In the last few years, a few cremellos have been noted as having darker skin than might be expected. One of the first to gain widespread attention was the Morgan stallion Amberfields Desperado. Although many observers insisted that he could not possibly be a cremello with such dark skin and green eyes, his breeding record said that was exactly what he was. Another was the Quarter Horse stallion Peptocremzemal. When his dark skin caused some to question the validity of his tests, his owner took the step of having a test done by a second lab to prove that he really was a cremello. Cases like these have made it clear that while general rules about skin color are helpful for identifying most horses, there are individuals that deviate from the norm.
The horse in the top picture is another with somewhat atypical skin coloring. She is an amber champagne (bay with the champagne dilution) tobiano Paint. Here is a full-body shot of her.
And here is a shot that shows her reversed dappling. She had the metallic sheen seen on a lot of champagnes, so the dapples were hard to capture on film. In person they were even more pronounced.

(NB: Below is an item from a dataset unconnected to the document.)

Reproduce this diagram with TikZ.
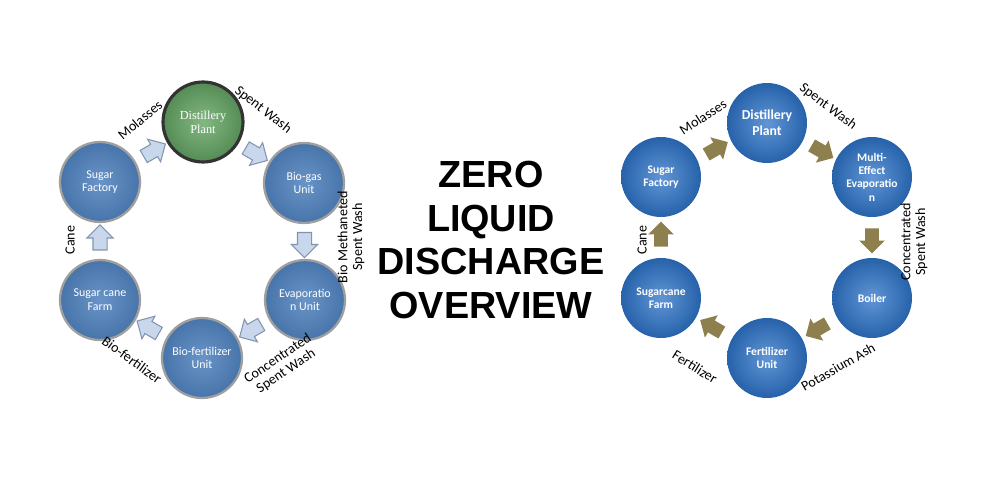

The photos were taken back when champagne was only just beginning to be understood, so it didn’t register with me at the time that her skin – particularly her muzzle – was unusually pink for an older champagne. She was thirteen, which is long enough that most horses would have developed the “abundant dark freckles” associated with champagne. (For some great comparison shots of typical champagnes and other dilutions, this guide published by the International Champagne Horse Registry is an excellent resource.) For some reason, her skin was still pretty pale and free of extensive freckling.
Horses like this that do not follow the rules do make identification difficult, especially when the differences between the dilutions are already subtle, as least to the average horseman. After all, how different are these two noses?
That second nose belongs to this cremello filly.
Here is another shot that better shows the freckling on her skin.
It is even more pronounced under her tail.
It was surprising to me that she was so darkly freckled under her tail when she was mostly pink on her face and around her eyes. In the past I might have suspected that she was an ivory champagne (chestnut with both the cream and the champagne dilution), since they are more prone to freckling like this. In the United States, most crosses that might be used to produce a cremello (Saddlebreds, Quarter Horses, Walking Horses) also open the door to the possibility of champagne, too. Yet her eyes were genuinely blue, not hazel or green, and her owners said her parents were dark-skinned palominos. (I should also mention that these pictures were taken when she was very, very dirty so some of the darker tones in the folds of her skin might be misleading.)
Here she is with her very pale palomino half-brother.
Before there were tests for cream and champagne (and for the more recently identified pearl), the only real way to be sure with horses like these was to look at the colors of the relatives and – if the horse had been used for breeding – offspring. The champagne mare at the top does have champagne siblings, including a younger sister that is officially registered as a gold champagne. Now tests can clear up questions about what a given horse carries, which may help those interested in color identification define the full range of what is possible within each color.